In algebra, identifying constants and variables is crucial for understanding and simplifying expressions. Constants are values that do not change. Variables, on the other hand, represent values that can change.

For instance, in the given exercise, the formula is:
\[ F = \frac{100 S_{u} C_{p}}{S_{p} C_{u}} \]
Here, we need to identify which terms are constants and which are variables. According to the exercise:

• Constants: \( S_{u} \), \( S_{p} \), \( C_{u} \)
• Variables: \( F \), \( C_{p} \)

Once the constants and variables are identified, it becomes easier to understand their roles in the equation.

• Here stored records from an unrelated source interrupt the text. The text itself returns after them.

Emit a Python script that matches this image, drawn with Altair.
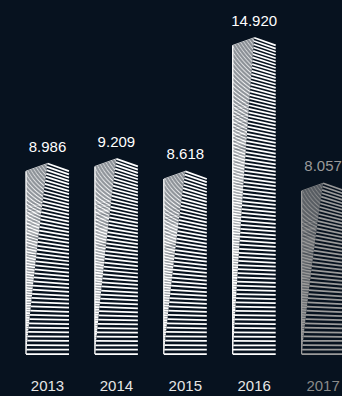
import altair as alt
import pandas as pd

years = ["2013", "2014", "2015", "2016", "2017"]
values = [8.986, 9.209, 8.618, 14.920, 8.057]
value_labels = ["8.986", "9.209", "8.618", "14.920", "8.057"]
active = [True, True, True, True, False]

BG = "#07121f"
HALF = 0.312      # half bar width in slot units
ROOF = 0.36       # roof drop in value units
STEP = 0.175      # floor spacing in value units

rows = []
lid = 0
for i, (v, on) in enumerate(zip(values, active)):
    left = i - HALF
    right = i + HALF
    col = "#ffffff" if on else "#9a9a9a"
    n = int(round((v - ROOF) / STEP))

    def geom(t):
        g = t * 1.15 - 0.15 * t * t
        yk = v * g
        yr = yk - ROOF * t ** 1.5 * (2 - t)
        xk = left + HALF * t
        yl = yk - ROOF * t ** 2.5
        return xk, yk, yr, yl

    # right face (floors)
    for k in range(n + 1):
        t = k / n
        xk, yk, yr, yl = geom(t)
        rows.append(dict(id=lid, o=0, x=xk, y=yk, c=col, w=1.75, a=1.0))
        rows.append(dict(id=lid, o=1, x=right, y=yr, c=col, w=1.75, a=1.0))
        lid += 1
    # left face (denser, thinner, whiter towards the bottom)
    m = int(2.5 * n)
    for k in range(m + 1):
        t = k / m
        xk, yk, yr, yl = geom(t)
        w = 1.7 - 0.9 * t
        rows.append(dict(id=lid, o=0, x=left, y=yl, c=col, w=w, a=1.0))
        rows.append(dict(id=lid, o=1, x=xk, y=yk, c=col, w=w, a=1.0))
        lid += 1
    # left edge
    rows.append(dict(id=lid, o=0, x=left, y=0, c=col, w=1.3, a=1.0))
    rows.append(dict(id=lid, o=1, x=left, y=v - ROOF, c=col, w=1.3, a=1.0))
    lid += 1

lines = pd.DataFrame(rows)

labels = pd.DataFrame({
    "slot": list(range(len(years))),
    "year": years,
    "value": values,
    "vlabel": value_labels,
    "ycol": ["#e6e6e6" if a else "#8a8a8a" for a in active],
    "vcol": ["#ffffff" if a else "#9a9a9a" for a in active],
})
labels["vy"] = labels["value"] + 0.80
labels["yy"] = -1.53

xs = alt.Scale(domain=[-0.689, 4.274], nice=False, zero=False)
ys = alt.Scale(domain=[-1.98, 16.70], nice=False, zero=False)

bars = alt.Chart(lines).mark_line(strokeCap="butt", interpolate="linear").encode(
    x=alt.X("x:Q", scale=xs, axis=None),
    y=alt.Y("y:Q", scale=ys, axis=None),
    detail="id:N",
    order="o:Q",
    color=alt.Color("c:N", scale=None),
    strokeWidth=alt.StrokeWidth("w:Q", scale=None),
    opacity=alt.Opacity("a:Q", scale=None),
)

vtext = alt.Chart(labels).mark_text(font="Liberation Sans", fontSize=15, baseline="middle").encode(
    x=alt.X("slot:Q", scale=xs, axis=None),
    y=alt.Y("vy:Q", scale=ys, axis=None),
    text="vlabel:N",
    color=alt.Color("vcol:N", scale=None),
)

ytext = alt.Chart(labels).mark_text(font="Liberation Sans", fontSize=15, baseline="middle").encode(
    x=alt.X("slot:Q", scale=xs, axis=None),
    y=alt.Y("yy:Q", scale=ys, axis=None),
    text="year:N",
    color=alt.Color("ycol:N", scale=None),
)

chart = alt.layer(bars, vtext, ytext).properties(
    width=342, height=396, background=BG, padding=0,
    autosize=alt.AutoSizeParams(type="none"),
).configure_view(stroke=None)

chart.save("out.html", embed_options={"renderer": "svg", "actions": False})
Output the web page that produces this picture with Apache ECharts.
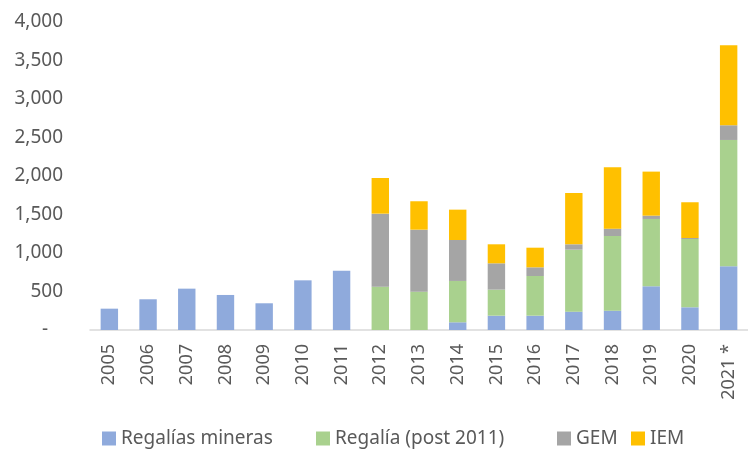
<!DOCTYPE html>
<html>
<head>
<meta charset="utf-8">
<script src="https://cdn.jsdelivr.net/npm/echarts@6/dist/echarts.min.js"></script>
<style>
  html, body { margin: 0; padding: 0; background: #fff; }
  #chart { width: 748px; height: 449px; }
</style>
</head>
<body>
<div id="chart"></div>
<script>
var years = ["2005", "2006", "2007", "2008", "2009", "2010", "2011", "2012", "2013",
  "2014", "2015", "2016", "2017", "2018", "2019", "2020", "2021 *"];
// valores
var regaliasMineras = [277, 399, 537, 455, 347, 645, 771, null, null, 100, 186, 186, 238, 251, 568, 295, 827];
var regaliaPost2011 = [null, null, null, null, null, null, null, 563, 498, 537, 338, 515, 805, 970, 874, 887, 1641];
var gem = [null, null, null, null, null, null, null, 948, 805, 532, 342, 113, 70, 95, 43, 13, 191];
var iem = [null, null, null, null, null, null, null, 463, 369, 394, 247, 255, 667, 797, 572, 464, 1039];

var seriesNames = ["Regalías mineras", "Regalía (post 2011)", "GEM", "IEM"];
var legendLeft = [102, 316, 557, 631];

var textColor = "#595959";
var fontFamily = "Noto Sans";

var myChart = echarts.init(document.getElementById("chart"));

function serie(name, data, color) {
  return {
    name: name,
    type: "bar",
    stack: "total",
    barWidth: "45%",
    data: data,
    itemStyle: { color: color }
  };
}

// una leyenda por serie, como en excel el espaciado no es uniforme
var legends = seriesNames.map(function (n, i) {
  return {
    data: [n],
    top: 429,
    left: legendLeft[i],
    padding: 0,
    itemWidth: 14,
    itemHeight: 14,
    itemGap: 0,
    icon: "rect",
    textStyle: { color: textColor, fontSize: 19, fontFamily: fontFamily }
  };
});

var option = {
  animation: false,
  textStyle: { fontFamily: fontFamily },
  grid: {
    left: 90,
    right: -8,
    top: 22,
    bottom: 119
  },
  legend: legends,
  xAxis: {
    type: "category",
    data: years,
    axisLine: { lineStyle: { color: "#d9d9d9", width: 1.5 } },
    axisTick: { show: false },
    axisLabel: {
      rotate: 90,
      interval: 0,
      margin: 14,
      color: textColor,
      fontSize: 18,
      fontFamily: fontFamily
    }
  },
  yAxis: {
    type: "value",
    min: 0,
    max: 4000,
    interval: 500,
    axisLine: { show: false },
    axisTick: { show: false },
    splitLine: { show: false },
    axisLabel: {
      margin: 27,
      color: textColor,
      fontSize: 19,
      fontFamily: fontFamily,
      formatter: function (v) {
        if (v === 0) return "-   ";
        return v.toLocaleString("en-US");
      }
    }
  },
  series: [
    serie(seriesNames[0], regaliasMineras, "#8faadc"),
    serie(seriesNames[1], regaliaPost2011, "#a9d18e"),
    serie(seriesNames[2], gem, "#a5a5a5"),
    serie(seriesNames[3], iem, "#ffc000")
  ]
};
myChart.setOption(option, true);
</script>
</body>
</html>
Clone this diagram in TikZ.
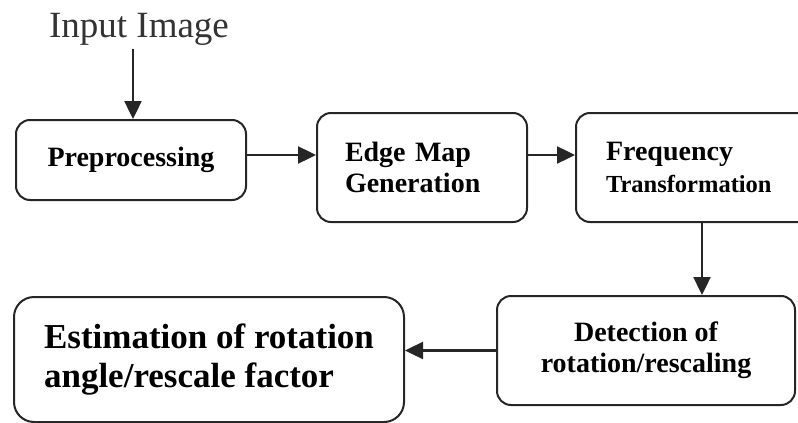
\documentclass[tikz,border=0pt]{standalone}
\usepackage{fontspec}
\setmainfont{Liberation Serif}
\usetikzlibrary{arrows.meta, positioning}

\begin{document}
\begin{tikzpicture}[
  x=1pt, y=-1pt,
  stage/.style={rectangle, draw=black!85, line width=2pt, rounded corners=#1,
                font=\fontsize{28}{31}\selectfont\bfseries, inner sep=0pt},
  stage/.default=14pt,
  arr/.style={-{Triangle[length=18pt,width=17pt]}, line width=2.4pt, black!85}
]
\useasboundingbox (0,0) rectangle (798,423);

\node[font=\fontsize{37}{40}\selectfont, text=black!80] (input) at (139,29) {Input Image};
\node[stage, minimum width=230pt, minimum height=80pt] (pre) at (131,160) {Preprocessing};
\node[stage, right=69pt of pre, yshift=-7.5pt, text width=154pt, inner xsep=28pt,
      minimum height=109pt, align=left] (edge) {Edge Map\\Generation};
\node[stage, right=47pt of edge, text width=192pt, inner xsep=30pt,
      minimum height=109pt, align=left] (freq) {Frequency\\[1pt]{\fontsize{24.5}{30}\selectfont Transformation}};
\node[stage, minimum width=298pt, minimum height=109pt, align=center] (det) at (646,350.5) {Detection of\\rotation/rescaling};
\node[stage=20pt, minimum width=390pt, minimum height=125pt, align=left,
      font=\fontsize{35}{39}\selectfont\bfseries] (est) at (209,359.5) {Estimation of rotation\\angle/rescale factor};

\draw[arr] ([xshift=-6pt]input.south) -- ([xshift=2pt]pre.north);
\draw[arr] ([yshift=5pt]pre.east) -- ([yshift=5pt]pre.east -| edge.west);
\draw[arr] ([yshift=12.5pt]edge.east) -- ([yshift=12.5pt]edge.east -| freq.west);
\draw[arr] (freq.south) -- (freq.south |- det.north);
\draw[arr] (det.west) -- (det.west -| est.east);
\end{tikzpicture}
\end{document}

Direct variation occurs when two variables maintain a consistent ratio. That is, as one variable increases, the other variable increases proportionally. Conversely, if one decreases, the other decreases proportionally.

In the formula \[ F = \frac{100 S_{u} C_{p}}{S_{p} C_{u}} \]
since \( S_{u}, S_{p} \), and \( C_{u} \) are constants, we can simplify the formula by combining these constants into one constant \( k \).
This results in:
\[ F = k C_{p} \]
where \[ k = \frac{100 S_{u}}{S_{p} C_{u}} \]
This simplified equation shows that \( F \) and \( C_{p} \) maintain a direct variation. When \( C_{p} \) increases, \( F \) increases proportionally and vice versa. Understanding direct variation helps in predicting the behavior of variables in algebraic expressions.

Simplifying algebraic expressions is a fundamental process in algebra. It involves reducing an expression to its simplest form to make it easier to work with.
For the given formula, it starts as:
\[ F = \frac{100 S_{u} C_{p}}{S_{p} C_{u}} \]
Given \( S_{u}, S_{p} \), and \( C_{u} \) are constants, we combined them into a single constant \( k \). This transforms the formula to:
\[ F = k C_{p} \]
where \[ k = \frac{100 S_{u}}{S_{p} C_{u}} \]
By simplifying the formula, you can more easily observe the relationship between the variables. Instead of dealing with multiple constants, you're left with a clear, direct variation equation:

• \( F \) depends directly on \( C_{p} \)
• Changes in \( C_{p} \) lead to proportional changes in \( F \)

Simplification in algebra helps to clarify complex relationships and make analytical work more straightforward.